Exclude pictures. Extract exactly the lines from the one that contains "Reproduce this chart with matplotlib." down to the one that contains "import numpy as np", both included.

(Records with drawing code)
[start]

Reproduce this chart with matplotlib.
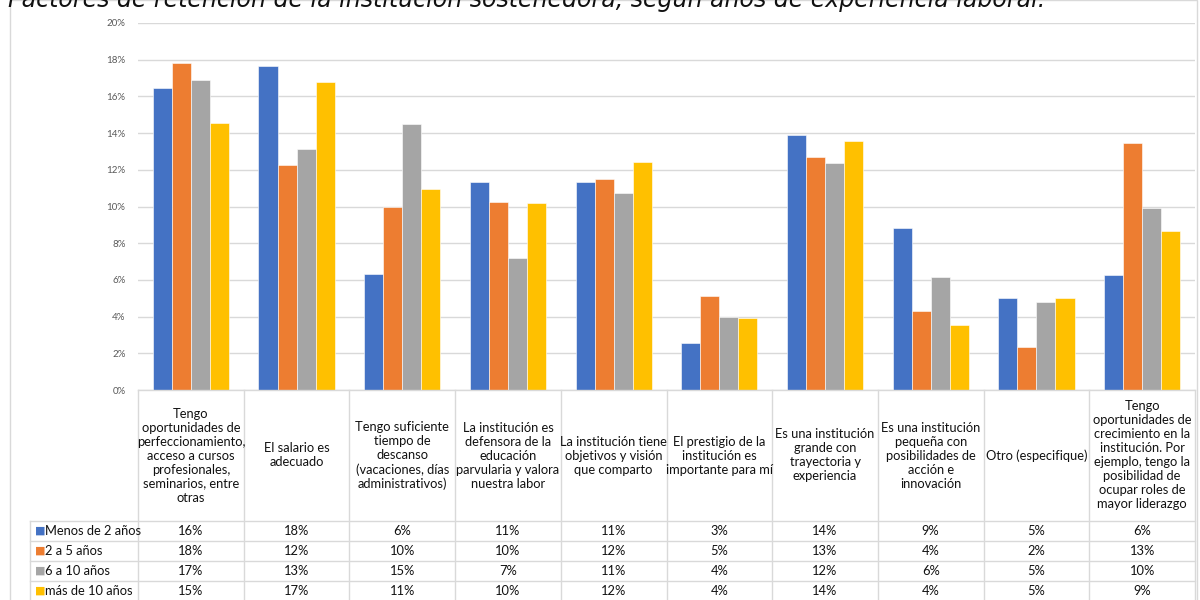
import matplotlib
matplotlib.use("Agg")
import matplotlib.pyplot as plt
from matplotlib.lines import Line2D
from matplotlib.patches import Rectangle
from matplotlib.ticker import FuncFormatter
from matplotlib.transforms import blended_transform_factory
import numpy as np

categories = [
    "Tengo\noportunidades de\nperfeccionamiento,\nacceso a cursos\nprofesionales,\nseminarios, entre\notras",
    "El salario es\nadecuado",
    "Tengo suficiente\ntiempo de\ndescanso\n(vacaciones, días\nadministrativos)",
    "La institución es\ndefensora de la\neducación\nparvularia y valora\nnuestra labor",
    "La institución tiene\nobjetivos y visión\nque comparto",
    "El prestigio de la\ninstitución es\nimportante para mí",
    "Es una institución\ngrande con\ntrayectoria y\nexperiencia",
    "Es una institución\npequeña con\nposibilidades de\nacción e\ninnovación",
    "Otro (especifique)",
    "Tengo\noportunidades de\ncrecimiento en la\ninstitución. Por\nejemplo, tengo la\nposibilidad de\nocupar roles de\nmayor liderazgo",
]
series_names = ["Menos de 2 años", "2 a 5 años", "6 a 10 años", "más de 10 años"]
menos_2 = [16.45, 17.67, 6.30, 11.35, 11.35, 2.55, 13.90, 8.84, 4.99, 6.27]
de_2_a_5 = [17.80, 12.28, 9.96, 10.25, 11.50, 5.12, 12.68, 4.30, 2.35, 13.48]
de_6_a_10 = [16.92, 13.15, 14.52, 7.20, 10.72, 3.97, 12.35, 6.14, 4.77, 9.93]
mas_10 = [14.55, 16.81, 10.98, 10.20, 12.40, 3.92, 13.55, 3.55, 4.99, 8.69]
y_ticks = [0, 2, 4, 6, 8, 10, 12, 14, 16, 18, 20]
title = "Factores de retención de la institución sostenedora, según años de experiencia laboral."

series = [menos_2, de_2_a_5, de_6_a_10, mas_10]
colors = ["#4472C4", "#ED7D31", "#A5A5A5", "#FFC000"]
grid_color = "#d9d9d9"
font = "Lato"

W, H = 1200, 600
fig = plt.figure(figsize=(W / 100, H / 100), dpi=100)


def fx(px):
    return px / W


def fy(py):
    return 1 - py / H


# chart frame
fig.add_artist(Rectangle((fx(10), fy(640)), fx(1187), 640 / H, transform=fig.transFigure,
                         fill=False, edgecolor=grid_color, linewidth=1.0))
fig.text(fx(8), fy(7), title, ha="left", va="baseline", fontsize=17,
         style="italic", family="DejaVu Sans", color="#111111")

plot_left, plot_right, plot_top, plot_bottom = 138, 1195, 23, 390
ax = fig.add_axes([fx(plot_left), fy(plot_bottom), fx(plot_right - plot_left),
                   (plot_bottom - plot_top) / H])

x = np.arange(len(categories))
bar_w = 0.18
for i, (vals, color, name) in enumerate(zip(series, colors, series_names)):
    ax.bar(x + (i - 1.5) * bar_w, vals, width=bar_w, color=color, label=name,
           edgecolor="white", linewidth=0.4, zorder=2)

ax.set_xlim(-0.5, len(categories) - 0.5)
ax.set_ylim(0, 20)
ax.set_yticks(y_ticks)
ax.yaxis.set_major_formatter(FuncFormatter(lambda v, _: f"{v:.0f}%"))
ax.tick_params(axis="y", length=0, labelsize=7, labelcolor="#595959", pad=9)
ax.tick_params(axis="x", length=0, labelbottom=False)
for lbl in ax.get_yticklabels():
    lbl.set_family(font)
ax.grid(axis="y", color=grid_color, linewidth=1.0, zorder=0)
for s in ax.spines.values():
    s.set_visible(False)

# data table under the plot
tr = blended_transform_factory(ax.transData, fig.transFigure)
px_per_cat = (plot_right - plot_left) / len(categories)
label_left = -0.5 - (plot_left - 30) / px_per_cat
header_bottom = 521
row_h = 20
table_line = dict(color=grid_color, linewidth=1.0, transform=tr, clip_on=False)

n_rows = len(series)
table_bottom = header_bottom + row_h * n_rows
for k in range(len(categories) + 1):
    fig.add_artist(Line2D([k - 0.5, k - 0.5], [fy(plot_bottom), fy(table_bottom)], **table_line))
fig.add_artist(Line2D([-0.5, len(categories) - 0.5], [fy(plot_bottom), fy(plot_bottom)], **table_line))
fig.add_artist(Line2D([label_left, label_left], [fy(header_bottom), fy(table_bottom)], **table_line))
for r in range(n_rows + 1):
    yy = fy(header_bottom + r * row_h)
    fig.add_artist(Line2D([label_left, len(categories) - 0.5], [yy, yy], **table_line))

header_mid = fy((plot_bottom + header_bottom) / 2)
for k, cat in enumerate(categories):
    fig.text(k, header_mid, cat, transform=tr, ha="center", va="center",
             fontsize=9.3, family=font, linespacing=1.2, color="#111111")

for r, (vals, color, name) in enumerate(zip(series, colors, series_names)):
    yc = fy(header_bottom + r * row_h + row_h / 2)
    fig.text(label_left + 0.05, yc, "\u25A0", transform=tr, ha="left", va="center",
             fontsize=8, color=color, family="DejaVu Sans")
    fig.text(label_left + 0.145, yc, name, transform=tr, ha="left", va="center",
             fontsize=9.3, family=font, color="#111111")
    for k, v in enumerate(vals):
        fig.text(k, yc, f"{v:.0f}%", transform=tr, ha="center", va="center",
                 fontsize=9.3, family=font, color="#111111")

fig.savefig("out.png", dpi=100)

[end]
[start]

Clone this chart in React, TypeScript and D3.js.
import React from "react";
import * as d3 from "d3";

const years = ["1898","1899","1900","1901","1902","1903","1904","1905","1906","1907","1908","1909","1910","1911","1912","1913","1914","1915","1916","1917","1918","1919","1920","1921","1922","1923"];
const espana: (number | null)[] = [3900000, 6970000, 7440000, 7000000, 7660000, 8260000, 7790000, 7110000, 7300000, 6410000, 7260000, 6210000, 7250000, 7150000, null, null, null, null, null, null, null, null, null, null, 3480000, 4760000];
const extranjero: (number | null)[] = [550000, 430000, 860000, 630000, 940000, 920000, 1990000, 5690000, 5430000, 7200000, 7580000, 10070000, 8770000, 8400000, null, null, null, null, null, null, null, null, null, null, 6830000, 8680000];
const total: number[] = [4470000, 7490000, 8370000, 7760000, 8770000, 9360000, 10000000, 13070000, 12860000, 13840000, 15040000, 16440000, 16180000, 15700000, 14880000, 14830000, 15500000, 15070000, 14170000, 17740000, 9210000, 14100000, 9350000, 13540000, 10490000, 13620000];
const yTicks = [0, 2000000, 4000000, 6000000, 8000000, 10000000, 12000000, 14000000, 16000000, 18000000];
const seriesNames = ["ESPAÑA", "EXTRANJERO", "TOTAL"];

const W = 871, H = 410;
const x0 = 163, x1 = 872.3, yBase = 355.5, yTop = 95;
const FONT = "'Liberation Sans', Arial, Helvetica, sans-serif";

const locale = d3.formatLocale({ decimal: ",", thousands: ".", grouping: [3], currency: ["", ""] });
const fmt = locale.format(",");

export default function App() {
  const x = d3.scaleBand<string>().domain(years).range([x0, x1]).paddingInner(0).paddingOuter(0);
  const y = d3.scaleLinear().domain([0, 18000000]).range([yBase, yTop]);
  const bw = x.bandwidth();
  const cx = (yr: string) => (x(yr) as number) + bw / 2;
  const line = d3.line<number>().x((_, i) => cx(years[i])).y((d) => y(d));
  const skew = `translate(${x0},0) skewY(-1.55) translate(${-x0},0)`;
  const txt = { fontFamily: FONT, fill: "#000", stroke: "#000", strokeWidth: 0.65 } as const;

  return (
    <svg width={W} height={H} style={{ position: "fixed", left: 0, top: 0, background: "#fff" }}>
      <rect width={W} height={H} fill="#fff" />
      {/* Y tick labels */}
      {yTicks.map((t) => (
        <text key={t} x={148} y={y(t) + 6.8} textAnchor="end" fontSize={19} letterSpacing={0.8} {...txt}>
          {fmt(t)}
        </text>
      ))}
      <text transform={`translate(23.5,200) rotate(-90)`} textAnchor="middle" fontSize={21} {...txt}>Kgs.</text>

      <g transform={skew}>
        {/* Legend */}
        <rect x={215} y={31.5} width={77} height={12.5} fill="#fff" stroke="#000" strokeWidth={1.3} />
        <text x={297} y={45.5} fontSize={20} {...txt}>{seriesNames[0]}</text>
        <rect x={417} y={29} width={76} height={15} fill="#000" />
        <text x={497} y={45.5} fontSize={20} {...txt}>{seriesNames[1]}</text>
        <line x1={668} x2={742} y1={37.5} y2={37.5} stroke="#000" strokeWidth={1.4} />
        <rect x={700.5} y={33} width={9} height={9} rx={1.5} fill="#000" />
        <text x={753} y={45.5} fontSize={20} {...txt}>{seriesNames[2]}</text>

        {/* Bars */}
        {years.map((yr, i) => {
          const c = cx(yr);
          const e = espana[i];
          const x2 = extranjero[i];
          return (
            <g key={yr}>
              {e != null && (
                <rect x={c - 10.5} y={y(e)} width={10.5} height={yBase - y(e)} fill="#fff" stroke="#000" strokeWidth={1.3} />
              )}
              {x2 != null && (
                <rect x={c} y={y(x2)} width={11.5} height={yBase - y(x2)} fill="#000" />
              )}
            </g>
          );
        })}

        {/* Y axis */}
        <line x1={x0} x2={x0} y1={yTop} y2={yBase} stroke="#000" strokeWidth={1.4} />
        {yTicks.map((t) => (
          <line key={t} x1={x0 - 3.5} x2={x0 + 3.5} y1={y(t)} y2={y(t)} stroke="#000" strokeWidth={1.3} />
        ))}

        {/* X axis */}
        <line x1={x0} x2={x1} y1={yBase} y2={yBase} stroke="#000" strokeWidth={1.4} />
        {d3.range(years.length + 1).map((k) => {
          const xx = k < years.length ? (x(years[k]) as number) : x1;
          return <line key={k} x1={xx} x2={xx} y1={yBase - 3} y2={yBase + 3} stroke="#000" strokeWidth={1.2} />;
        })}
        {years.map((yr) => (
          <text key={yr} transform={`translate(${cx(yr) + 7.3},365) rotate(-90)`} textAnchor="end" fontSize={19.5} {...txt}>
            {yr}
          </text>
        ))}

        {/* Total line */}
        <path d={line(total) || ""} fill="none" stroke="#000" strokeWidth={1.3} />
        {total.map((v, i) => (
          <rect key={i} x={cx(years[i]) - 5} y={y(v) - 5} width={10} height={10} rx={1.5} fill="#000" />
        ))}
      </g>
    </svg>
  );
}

[end]

- _EXERCISE ANSWER_:
Reproduce this chart with matplotlib.
import matplotlib
matplotlib.use("Agg")
import matplotlib.pyplot as plt
from matplotlib.lines import Line2D
from matplotlib.patches import Rectangle
from matplotlib.ticker import FuncFormatter
from matplotlib.transforms import blended_transform_factory
import numpy as np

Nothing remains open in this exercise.